The Cost of Consensus: Malignant Epistemic Herding and Adaptive Gating in Distributed Multi-Agent Search
For researchers in multi-agent systems and distributed sensing, the paper identifies a critical failure mode in belief sharing that existing metrics miss.
The paper formalizes epistemic alignment in distributed multi-agent search and shows that poor communication design can cause agents to converge on wrong hypotheses, a phenomenon not detectable from standard coordination metrics.

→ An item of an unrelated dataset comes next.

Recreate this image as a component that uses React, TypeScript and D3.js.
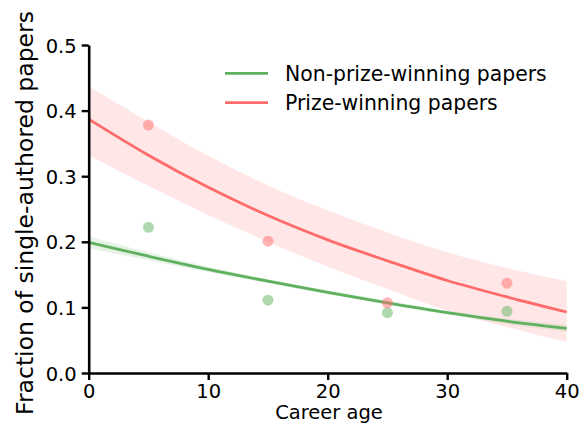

Distributed agents in real-world settings frequently must coordinate under uncertainty with only partial observations. Coordination is necessary to share beliefs to aid in task completion, but communication costs bandwidth, introduces latency, and if done poorly, can degrade collective reasoning. This tension is especially acute in bandwidth-constrained deployments such as distributed sensing networks, autonomous reconnaissance, and collaborative cyber defense, where excessive transmission carries direct operational costs. Existing work has focused on multi-agent exploration and communication strategies, but not on how communication frequency and content jointly shape the collective belief state. Central to this challenge is the degree to which agents maintain compatible internal beliefs about the environment, a property we term \textit{epistemic alignment}. When agents share beliefs effectively, they converge on correct hypotheses; when communication is poorly designed, agents may converge confidently on wrong ones. We formalize this distinction and show it is not detectable from coordination metrics alone such as Jensen-Shannon Divergence or rate to consensus.